The beginning of Luke 15 relates a parable Jesus told when
the religious people grumbled about Jesus receiving and eating with tax
collectors and sinners. (All are sinners but these self-righteous leaders
thought tax collectors were the worst.) Jesus said to them:
“What man of you, having a hundred sheep, if he has lost one of them, does not leave the ninety-nine in the open country, and go after the one that is lost, until he finds it? And when he has found it, he lays it on his shoulders, rejoicing. And when he comes home, he calls together his friends and his neighbors, saying to them, ‘Rejoice with me, for I have found my sheep that was lost.’ Just so, I tell you, there will be more joy in heaven over one sinner who repents than over ninety-nine righteous persons who need no repentance.” (Luke 15:3–7)
For this culture,
the care of sheep was a familiar process. They valued their animals and
understood why the owner of a flock of sheep would seek one that was lost and
rejoice over finding it. If His listeners didn’t get that one, the next parable
would clarify Jesus’ point even more:
“Or what woman, having ten silver coins, if she loses one coin, does not light a lamp and sweep the house and seek diligently until she finds it? And when she has found it, she calls together her friends and neighbors, saying, ‘Rejoice with me, for I have found the coin that I had lost.’ Just so, I tell you, there is joy before the angels of God over one sinner who repents.” (Luke 15:8–10)
Perhaps Jesus was
setting them up. He went from lost sheep, to lost money, to a lost child. His
next parable was the familiar story of the prodigal son. The boy persuaded his
father to give him his inheritance, left home and squandered it, came to the
end of his rope, came home willing to be a servant, and his father not only
received him with joy but threw a party.
In these three
parables, Jesus illustrates the care of God for what is His. He created us but
because of our sin, we are lost from Him. Not only that, we are deliberate
about it. A sheep might unwittingly wander off, and a coin might fall through
the cracks, but the prodigal determined to go his own way and do his own thing.

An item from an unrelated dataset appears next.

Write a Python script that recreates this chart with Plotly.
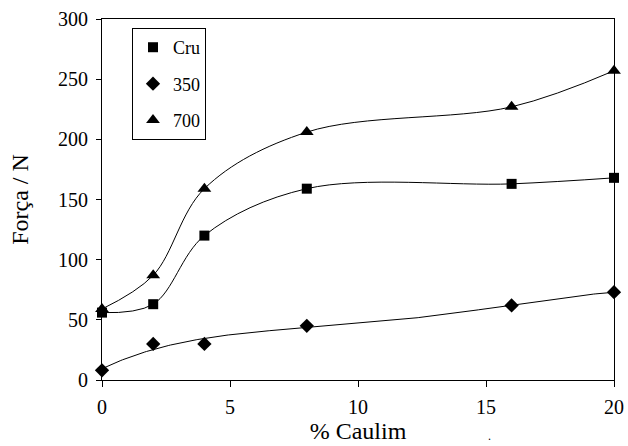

Our human temptation might be to let him pay the price of his folly, but God is
determined to rescue the lost. He sent Jesus to do it.
Jesus could have
first gone to the religious leaders and tried to rally them to His cause, but
He knew that they were not thinking of themselves as lost sinners. He went
instead to those who were obviously in that category and they gladly ‘came
home’ to their Father, knowing that He was looking for them and would welcome
them. The parable helped them understand this truth.
I wanted to write
about parables, but these three are filling my heart with joy that God seeks
the lost, that He sought me, that He cared enough to rescue me from my
determination to do my own thing and run my own life. I was a sheep out on a
precipice with no way to safe ground. I was a coin stuck in a dark crevice
without the ability to get out of it into the light. I was wasting my life on
stuff that didn’t matter. But He kept seeking until I finally heard and
responded to His call.
^^^^^^^^^^^^
Jesus, You are so
wonderful, so precious. These stories are not about the value of the sheep or
the value of the coin or even the value of the son — however much they meant to
those who lost them. They are about the persistence of the seeker, the heart of
the shepherd, the owner, the Father who created the Son, and they are about You
whose sheep I am, whose treasure I am, whose child I am — the one that You
created. In this relationship there is safety, value and belonging. Thank You
that I am part of Your stories and that You found me.